* **DATA PROVIDED**

★ ★ ★

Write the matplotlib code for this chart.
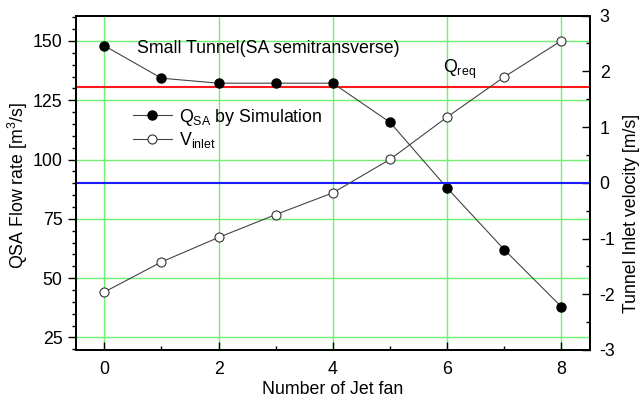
import matplotlib
matplotlib.use("Agg")
import matplotlib.pyplot as plt
from matplotlib.ticker import MultipleLocator

plt.rcParams['font.family'] = ['Liberation Sans', 'DejaVu Sans']
plt.rcParams['mathtext.fontset'] = 'custom'
plt.rcParams['mathtext.rm'] = 'Liberation Sans'
plt.rcParams['mathtext.it'] = 'Liberation Sans:italic'
plt.rcParams['axes.unicode_minus'] = False

FS = 12.8

# Data
jet_fans = [0, 1, 2, 3, 4, 5, 6, 7, 8]
q_sa = [148.0, 134.3, 132.2, 132.2, 132.2, 115.7, 88.0, 62.0, 37.9]
v_inlet = [-1.96, -1.42, -0.98, -0.57, -0.18, 0.42, 1.18, 1.90, 2.55]
q_req = 130.7
v_zero = 0.0

fig = plt.figure(figsize=(6.42, 4.0), dpi=100)
ax = fig.add_axes([0.118, 0.125, 0.801, 0.836])
ax2 = ax.twinx()

# Grid
ax.grid(True, which='major', color='#70f070', linewidth=1.0, zorder=0)
ax.set_axisbelow(True)

# Reference lines
ax.axhline(q_req, color='#ff1a1a', linewidth=1.5, zorder=2)
ax2.axhline(v_zero, color='#1a1aff', linewidth=1.5, zorder=2)

# Series
l1, = ax.plot(jet_fans, q_sa, color='#444444', linewidth=0.8, marker='o',
              markersize=6.5, markerfacecolor='black', markeredgecolor='black',
              zorder=3, label=r'Q$_{\mathrm{SA}}$ by Simulation')
l2, = ax2.plot(jet_fans, v_inlet, color='#444444', linewidth=0.8, marker='o',
               markersize=6.5, markerfacecolor='white', markeredgecolor='#333333',
               markeredgewidth=0.8, zorder=3, label=r'V$_{\mathrm{inlet}}$')

ax.set_xlim(-0.5, 8.5)
ax.set_ylim(19.7, 160.7)
ax2.set_ylim(-3, 3)

ax.xaxis.set_major_locator(MultipleLocator(2))
ax.xaxis.set_minor_locator(MultipleLocator(1))
ax.yaxis.set_major_locator(MultipleLocator(25))
ax.yaxis.set_minor_locator(MultipleLocator(5))
ax2.yaxis.set_major_locator(MultipleLocator(1))
ax2.yaxis.set_minor_locator(MultipleLocator(0.5))

ax.tick_params(axis='x', which='both', direction='in', top=False,
               labelsize=FS, pad=8)
ax.tick_params(axis='x', which='major', length=6, width=1)
ax.tick_params(axis='x', which='minor', length=3, width=1)
ax.tick_params(axis='y', which='both', direction='out', labelsize=FS)
ax.tick_params(axis='y', which='major', length=6, width=1)
ax.tick_params(axis='y', which='minor', length=3, width=1)
ax2.tick_params(axis='y', which='both', direction='in', labelsize=FS, pad=7)
ax2.tick_params(axis='y', which='major', length=6, width=1)
ax2.tick_params(axis='y', which='minor', length=3, width=1)

for a in (ax, ax2):
    for s in a.spines.values():
        s.set_linewidth(1.3)

# Axis titles
fig.text(333 / 642, 1 - 389 / 400, 'Number of Jet fan', fontsize=FS,
         ha='center', va='center')
fig.text(18 / 642, 1 - 185 / 400, r'QSA Flow rate [m$^3$/s]', fontsize=FS,
         ha='center', va='center', rotation=90)
fig.text(632 / 642, 1 - 213 / 400, 'Tunnel Inlet velocity [m/s]', fontsize=FS,
         ha='center', va='center', rotation=90)

# Annotations
ax.text(0.58, 147, 'Small Tunnel(SA semitransverse)', fontsize=FS,
        va='center', ha='left')
ax.text(5.92, 138.0, r'Q$_{\mathrm{req}}$', fontsize=FS, va='center', ha='left')

ax.legend(handles=[l1, l2], loc='upper left', bbox_to_anchor=(0.111, 0.728),
          frameon=False, fontsize=FS, handlelength=2.2, handletextpad=0.4,
          labelspacing=0.15, borderaxespad=0, borderpad=0)

fig.savefig('out.png', dpi=100)
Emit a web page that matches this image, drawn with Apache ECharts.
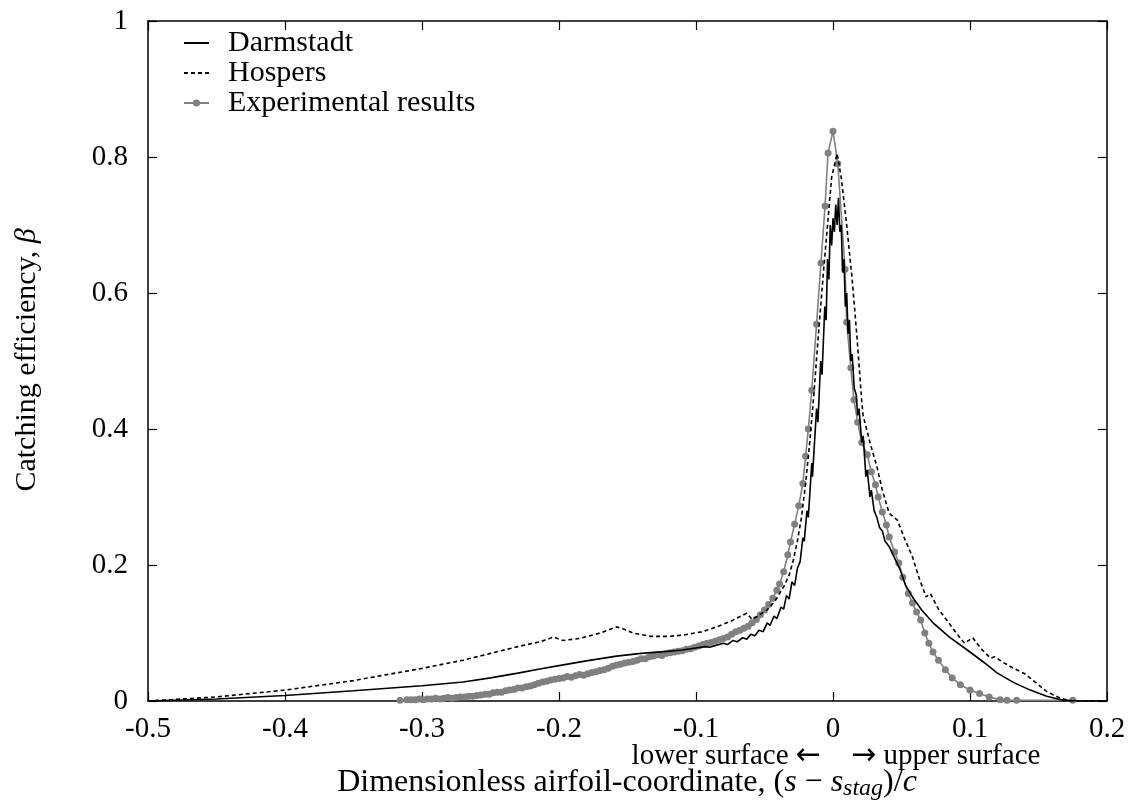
<!DOCTYPE html>
<html>
<head>
<meta charset="utf-8">
<script src="https://cdn.jsdelivr.net/npm/echarts@6/dist/echarts.min.js"></script>
<style>html,body{margin:0;padding:0;background:#fff}#c{width:1137px;height:807px}</style>
</head>
<body>
<div id="c"></div>
<script>
// ---- data ----
const xTicks = [-0.5, -0.4, -0.3, -0.2, -0.1, 0, 0.1, 0.2];
const yTicks = [0, 0.2, 0.4, 0.6, 0.8, 1];

const darmX = [-0.5,-0.45,-0.4,-0.35,-0.3,-0.27,-0.25,-0.23,-0.214,-0.2,-0.18,-0.158,-0.14,-0.121,-0.11,-0.1,-0.093,-0.09,-0.085,-0.08,-0.077,-0.073,-0.07,-0.066,-0.063,-0.06,-0.057,-0.054,-0.051,-0.048,-0.046,-0.043,-0.041,-0.038,-0.036,-0.034,-0.032,-0.03,-0.028,-0.026,-0.024,-0.022,-0.021,-0.019,-0.018,-0.0155,-0.015,-0.012,-0.011,-0.009,-0.008,-0.006,-0.005,-0.004,-0.003,-0.002,-0.001,0,0.001,0.002,0.003,0.004,0.005,0.006,0.007,0.008,0.009,0.01,0.011,0.012,0.013,0.014,0.0155,0.017,0.018,0.019,0.021,0.022,0.024,0.025,0.027,0.028,0.03,0.032,0.034,0.036,0.038,0.041,0.045,0.049,0.053,0.058,0.065,0.073,0.085,0.098,0.11,0.12,0.132,0.144,0.156,0.168,0.18,0.2];
const darmY = [0,0.003,0.008,0.015,0.0225,0.028,0.034,0.041,0.047,0.052,0.059,0.066,0.07,0.073,0.075,0.078,0.08,0.079,0.082,0.085,0.083,0.089,0.087,0.093,0.091,0.098,0.096,0.104,0.102,0.115,0.111,0.125,0.121,0.138,0.135,0.155,0.15,0.175,0.17,0.195,0.205,0.24,0.235,0.28,0.27,0.35,0.33,0.43,0.41,0.5,0.48,0.58,0.56,0.65,0.62,0.7,0.67,0.71,0.69,0.73,0.7,0.74,0.69,0.7,0.63,0.65,0.58,0.6,0.54,0.56,0.5,0.51,0.46,0.45,0.42,0.43,0.38,0.39,0.33,0.34,0.3,0.31,0.28,0.27,0.255,0.25,0.235,0.227,0.21,0.193,0.17,0.153,0.133,0.115,0.094,0.075,0.057,0.041,0.027,0.016,0.007,0.001,0,0];

const hospX = [-0.5,-0.45,-0.4,-0.35,-0.3,-0.27,-0.25,-0.23,-0.214,-0.204,-0.197,-0.185,-0.17,-0.158,-0.153,-0.146,-0.133,-0.12,-0.109,-0.095,-0.085,-0.075,-0.063,-0.059,-0.055,-0.048,-0.042,-0.036,-0.032,-0.029,-0.026,-0.023,-0.02,-0.017,-0.014,-0.011,-0.007,-0.004,-0.001,0.003,0.006,0.01,0.014,0.0175,0.021,0.022,0.027,0.032,0.036,0.041,0.047,0.052,0.058,0.063,0.068,0.071,0.077,0.083,0.09,0.096,0.102,0.108,0.115,0.118,0.124,0.131,0.14,0.148,0.156,0.165,0.173,0.2];
const hospY = [0,0.006,0.016,0.03,0.048,0.06,0.07,0.08,0.087,0.094,0.089,0.092,0.1,0.109,0.106,0.1,0.095,0.095,0.097,0.102,0.109,0.117,0.129,0.12,0.125,0.134,0.148,0.168,0.185,0.207,0.235,0.27,0.32,0.38,0.45,0.53,0.63,0.7,0.77,0.805,0.77,0.7,0.62,0.535,0.44,0.42,0.38,0.345,0.31,0.276,0.266,0.24,0.212,0.18,0.153,0.158,0.135,0.119,0.1,0.085,0.093,0.077,0.063,0.065,0.057,0.049,0.04,0.027,0.014,0.005,0,0];

const expX = [-0.316,-0.311,-0.308,-0.305,-0.302,-0.299,-0.296,-0.293,-0.29,-0.287,-0.284,-0.281,-0.278,-0.275,-0.272,-0.269,-0.266,-0.263,-0.26,-0.257,-0.254,-0.251,-0.248,-0.245,-0.242,-0.239,-0.236,-0.233,-0.23,-0.227,-0.224,-0.221,-0.218,-0.215,-0.212,-0.209,-0.206,-0.203,-0.2,-0.197,-0.194,-0.191,-0.188,-0.185,-0.182,-0.179,-0.176,-0.173,-0.17,-0.167,-0.164,-0.161,-0.158,-0.155,-0.152,-0.149,-0.146,-0.143,-0.14,-0.137,-0.134,-0.131,-0.128,-0.125,-0.122,-0.119,-0.116,-0.113,-0.11,-0.107,-0.104,-0.101,-0.098,-0.095,-0.092,-0.089,-0.086,-0.083,-0.08,-0.077,-0.074,-0.071,-0.068,-0.065,-0.062,-0.059,-0.056,-0.053,-0.05,-0.047,-0.044,-0.041,-0.039,-0.036,-0.033,-0.031,-0.028,-0.025,-0.022,-0.02,-0.018,-0.0155,-0.012,-0.0088,-0.0058,-0.0036,0,0.0035,0.0088,0.01,0.013,0.0153,0.018,0.021,0.025,0.028,0.031,0.033,0.036,0.039,0.041,0.045,0.048,0.051,0.055,0.058,0.061,0.064,0.067,0.07,0.073,0.077,0.082,0.087,0.093,0.1,0.107,0.114,0.122,0.127,0.134,0.175];
const expY = [0.001,0.002,0.002,0.002,0.003,0.002,0.003,0.003,0.004,0.003,0.004,0.005,0.004,0.005,0.006,0.006,0.007,0.007,0.008,0.009,0.01,0.01,0.012,0.013,0.013,0.015,0.016,0.017,0.019,0.019,0.021,0.022,0.024,0.026,0.028,0.029,0.031,0.032,0.033,0.034,0.036,0.035,0.037,0.039,0.038,0.04,0.042,0.043,0.045,0.046,0.048,0.051,0.053,0.054,0.056,0.057,0.058,0.06,0.062,0.062,0.065,0.066,0.068,0.067,0.07,0.071,0.072,0.073,0.074,0.076,0.077,0.079,0.081,0.083,0.085,0.086,0.088,0.09,0.092,0.094,0.098,0.102,0.104,0.107,0.11,0.115,0.12,0.127,0.134,0.142,0.151,0.163,0.172,0.19,0.215,0.234,0.26,0.287,0.32,0.36,0.4,0.457,0.554,0.644,0.728,0.806,0.838,0.79,0.635,0.557,0.49,0.443,0.41,0.38,0.362,0.337,0.318,0.3,0.278,0.259,0.241,0.219,0.203,0.182,0.158,0.144,0.131,0.119,0.1,0.085,0.072,0.06,0.046,0.034,0.024,0.016,0.011,0.006,0.002,0.001,0.001,0.001];

const FONT = 'Liberation Serif';
const zip = (xs, ys) => xs.map((x, i) => [x, ys[i]]);

const chart = echarts.init(document.getElementById('c'), null, {renderer: 'canvas'});
const axisLineStyle = {color: '#000', width: 1.5};
const tickStyle = {show: true, inside: true, length: 9, lineStyle: {color: '#000', width: 1.2}};
const noSym = {opacity: 0, color: 'transparent', borderWidth: 0};

chart.setOption({
  animation: false,
  backgroundColor: '#fff',
  grid: {left: 148, right: 30, top: 21, bottom: 106, containLabel: false},
  legend: {
    orient: 'vertical', left: 183, top: 28, padding: 0, itemGap: 0,
    itemWidth: 25, itemHeight: 9,
    textStyle: {fontFamily: FONT, fontSize: 30, color: '#000', padding: [0, 0, 0, 14], lineHeight: 29.5},
    data: [
      {name: 'Darmstadt', itemStyle: noSym},
      {name: 'Hospers', itemStyle: noSym},
      {name: 'Experimental results'}
    ]
  },
  xAxis: [{
    type: 'value', min: xTicks[0], max: xTicks[xTicks.length - 1], interval: 0.1,
    axisLine: {show: true, onZero: false, lineStyle: axisLineStyle},
    axisTick: tickStyle, splitLine: {show: false},
    axisLabel: {fontFamily: FONT, fontSize: 29, color: '#000', margin: 14}
  }, {
    type: 'value', position: 'top', min: xTicks[0], max: xTicks[xTicks.length - 1], interval: 0.1,
    axisLine: {show: true, onZero: false, lineStyle: axisLineStyle},
    axisTick: tickStyle, splitLine: {show: false}, axisLabel: {show: false}
  }],
  yAxis: [{
    type: 'value', min: yTicks[0], max: yTicks[yTicks.length - 1], interval: 0.2,
    axisLine: {show: true, onZero: false, lineStyle: axisLineStyle},
    axisTick: tickStyle, splitLine: {show: false},
    axisLabel: {fontFamily: FONT, fontSize: 29, color: '#000', margin: 20}
  }, {
    type: 'value', position: 'right', min: yTicks[0], max: yTicks[yTicks.length - 1], interval: 0.2,
    axisLine: {show: true, onZero: false, lineStyle: axisLineStyle},
    axisTick: tickStyle, splitLine: {show: false}, axisLabel: {show: false}
  }],
  series: [{
    name: 'Darmstadt', type: 'line', symbol: 'none', z: 4,
    lineStyle: {color: '#000', width: 1.6}, itemStyle: {color: '#000'},
    data: zip(darmX, darmY)
  }, {
    name: 'Hospers', type: 'line', symbol: 'none', z: 3,
    lineStyle: {color: '#000', width: 1.6, type: [4, 3]}, itemStyle: {color: '#000'},
    data: zip(hospX, hospY)
  }, {
    name: 'Experimental results', type: 'line', symbol: 'circle', symbolSize: 7, z: 2,
    lineStyle: {color: '#808080', width: 1.6}, itemStyle: {color: '#808080'},
    data: zip(expX, expY)
  }],
  graphic: [{
    type: 'text', x: 836, y: 756,
    style: {
      text: '{t|lower surface }{ar|\u2190}{sp|}{ar|\u2192}{t| upper surface}',
      align: 'center', verticalAlign: 'middle', fill: '#000',
      rich: {
        t: {fontFamily: FONT, fontSize: 29, lineHeight: 32, fill: '#000'},
        ar: {fontFamily: 'DejaVu Sans', fontSize: 30, lineHeight: 32, fill: '#000'},
        sp: {width: 30, lineHeight: 32}
      }
    }
  }, {
    type: 'text', x: 627, y: 783,
    style: {
      text: '{a|Dimensionless airfoil-coordinate, (}{i|s}{a| \u2212 }{i|s}{sub|stag}{a|)/}{i|c}',
      align: 'center', verticalAlign: 'middle', fill: '#000',
      rich: {
        a: {fontFamily: FONT, fontSize: 32, lineHeight: 36, fill: '#000'},
        i: {fontFamily: FONT, fontSize: 32, fontStyle: 'italic', lineHeight: 36, fill: '#000'},
        sub: {fontFamily: FONT, fontSize: 24, fontStyle: 'italic', lineHeight: 22, verticalAlign: 'bottom', fill: '#000'}
      }
    }
  }, {
    type: 'text', x: 27, y: 360, rotation: Math.PI / 2,
    style: {
      text: '{a|Catching efficiency, }{i|\u03b2}',
      align: 'center', verticalAlign: 'middle', fill: '#000',
      rich: {
        a: {fontFamily: FONT, fontSize: 30, fill: '#000'},
        i: {fontFamily: FONT, fontSize: 30, fontStyle: 'italic', fill: '#000'}
      }
    }
  }]
});
</script>
</body>
</html>
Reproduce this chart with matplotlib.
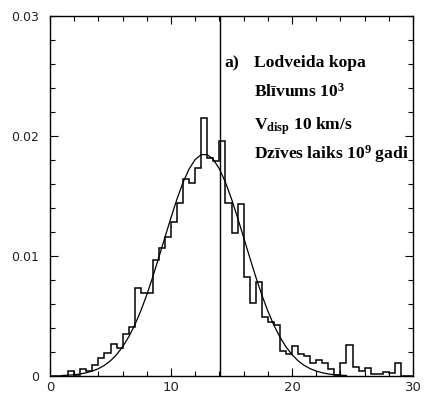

★ ★ ★

* **PROBLEM TO WORK ON**
Take the stretch from the line containing "Emit a web page" through the line containing "const yTicks = [0, 0.2, 0.4, 0.6, 0.8, 1];" and reproduce it exactly, both ends included. Omit the pictures.

* **FULL SOLUTION**
Emit a web page that matches this image, drawn with Apache ECharts.
<!DOCTYPE html>
<html>
<head>
<meta charset="utf-8">
<script src="https://cdn.jsdelivr.net/npm/echarts@6/dist/echarts.min.js"></script>
<style>html,body{margin:0;padding:0;background:#fff}#c{width:1137px;height:807px}</style>
</head>
<body>
<div id="c"></div>
<script>
// ---- data ----
const xTicks = [-0.5, -0.4, -0.3, -0.2, -0.1, 0, 0.1, 0.2];
const yTicks = [0, 0.2, 0.4, 0.6, 0.8, 1];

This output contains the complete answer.